“Bear one another’s burdens and in this way fulfill the law of Christ,” writes Paul to the community in Galatia.
Since I woke up this morning, far earlier than was necessary or desired, I have had this verse on my mind. It’s always been my own personal gospel, the way in which I’ve come to understand how to follow Jesus. But this morning, these words have held even more import. I share them with you now.
I’ve been thinking about those early Christian communities, like the one in Galatia to which Paul was writing, the ones who fiercely struggled to become community and then struggled more in order to act and live as one. They knew well the challenge of being a collective expression of the Body of Christ. They contended with divisions cropping up quickly…whose agenda was a priority, whose needs were the greatest, who was in and who was out. They dealt with the troubling ease with which folks lose a perspective of faith and adopt one of fear. And those earliest communities, right from the start, always felt the strain of scarcity, even as they sought to share God’s abundant love and grace for the world.
But those flocks from Galatia to Corinth to Ephesus to Rome also knew well the blessing of community. They’d had to forge it against normative culture and religion and in spite of suppressive powers and governments over them. It was much harder for them to take it for granted, just by virtue of the difficulty to simply be together in life and faith. It was not always safe. It was not a given. Those communities had to learn to be nimble, responsive, and to adapt to a shifting terrain. They had to learn to be together, even when they couldn’t be physically present with one another.
It’s why Paul wrote letters to begin with. And thank God he did! They needed to stay in touch with each other, remain a part of a larger whole, to draw energy and encouragement, to cultivate focus and faith. They needed each other.
We need each other, too. Things are changing from day to day and we are doing our best to prioritize the safety and well-being of the church and our larger building community, as well as those we all serve. But our other priority, equal in import, is to care for each other, to remain connected, to bear one another’s burdens. We are church, even when we cannot gather together physically. We can draw wisdom and learning from the practice of those early communities about how to stay connected and continue to be a source of support, prayer, and care for each other.
Taking inspiration from St. Paul and to help facilitate that process, we are creating Connect & Care groups. These are inter-generational small groups with an appointed lay leader who will serve as a facilitator and convener. Each group will have about 12 people in it. By Sunday, 3/15, you should receive an email from a lay leader, inviting you to participate and asking for your response to confirm that you want to join. Each week, on Monday, you’ll receive an email from your facilitator. You’ll be invited to join in a conversation over email throughout the week.
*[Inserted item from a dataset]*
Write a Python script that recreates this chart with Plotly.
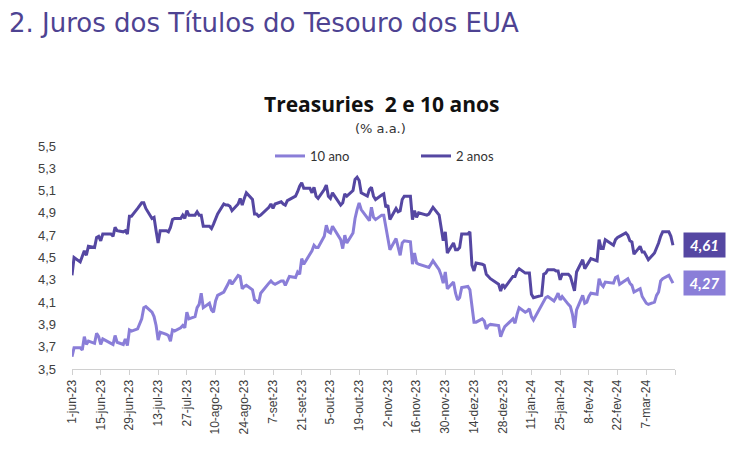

You’ll be able to share joys and concerns, respond to shared scriptures, poems, liturgy, or music. And you’ll be able to, among your group, talk with one another about how you might need support. That conversation can develop and deepen throughout the week. Then, on Sundays at an appointed time following worship, each group will get on a call. We are working out details on how to roll this out, but feel confident we can do this. On that call, your group can share with one another and pray together.
If you know of someone who is a part of our community who is not on our e-blast and would like to be in a group, please share that information with me by email at Lea@stpaulandstandrew.org. If you don’t receive an email by Sunday at 11am, please email me and let me know.
It is our hope that the Connect & Care groups, as well as a worship service either in-person or live-streamed, can mitigate social distancing by increasing our spiritual and emotional proximity to one another. May God continue to bless us through this spiritual home that nurtures and nourishes our souls.